Let’s examine the reasons for tuning in again this year. There’s the oh-so enjoyable task of counting the ways Seal lures auditionees into joining his team. Don’t forget to pop in a few kitsch phrases like “I feel blessed to listen to you”, “You have something I can’t give you” and “You make me believe”. Just how many of these singing hopefuls are promised worldwide fame? Surely not all of them are that amazing, right? Oh, and between auditions, viewers are spoilt with behind-the-scene footage of what OPI nail shade the Sealmonster is sporting. Quality viewing.
Then there’s Delta. LOL. Long gone are the days of her playing innocent little Nina Tucker on Neighbours, belting out Born To Try. Props to her that she’s made it to those fancy red chairs, but it sure does say a truckload about the success of your home-grown music industry when you consider who’s plonked next to her.
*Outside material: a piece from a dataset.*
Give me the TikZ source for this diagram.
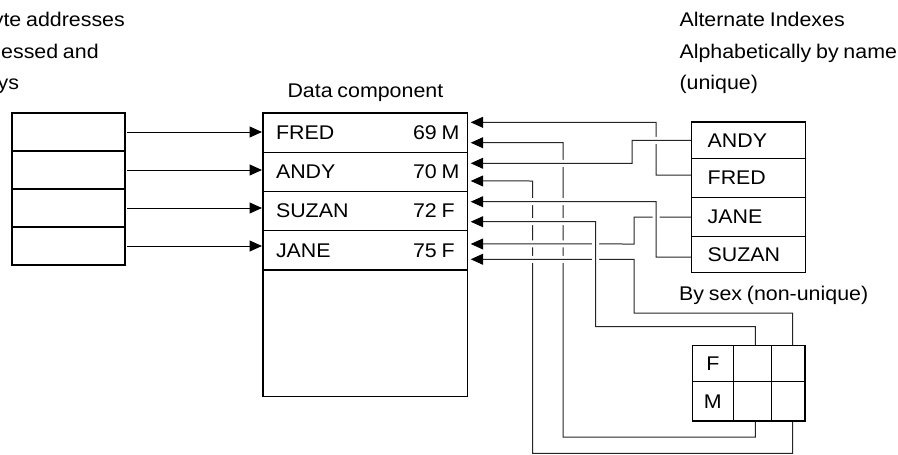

Alas, there are the Delta outfits – was she aiming to resemble a bottle of J’adore Dior? – and her incessant need to be one of “the bros”, always late for group hugs due to her giraffing around in a pair of pay-check devouring heels. From her pitching strategy of “when words fail, blow kisses” to the Twitter account dedicated to a pair of specs she wore on set one day, you know when Delta’s in the house.
Ricky has been well-behaved, polite and only inappropriate on one odd occasion, but where’s the fun in that?
Joel Madden, with his trademark toothpick, has clearly won over Aussie hearts as the Logie award recipient for Most Popular Male New Talent. Nevertheless, it’s a constant battle between listening to his cheesy lines – “Your voice is like butter, put it on anything and it tastes good” – and pondering just how much dosh his script writer gets for them.
The producers crowd around the drawing room, strategising how to draw out as many ad breaks as possible. Then there’s the extreme close up on tears flooding down an unsuccessful singer’s face. Their upbringing, their years of heartbreak, their journey so far. Chez The Voice, you’ll get a nice big kaleidoscope of emotions, and occasionally you’ll hear someone sing.
So no, I don’t need to hear that the V Room is sponsored by Vodafone 986 times. No, I don’t buy into the “Were they or weren’t they?!?” fluff that Delta and host Darren McMullen were ever an item – obviously a crappy attempt at a marketing ploy. No, I don’t want 17 minutes of Jessika Samarges fluffing her hair while she explains that she’s more than just hot. But if you can put up with a bit of dramatisation, a few weighty promises and a tonne of clichés, you’ll get a chance to hear some quality, spine-tingling vocals. And isn’t that why we watch the show in the first place? There you have it. The Voice is your choice, young grasshopper.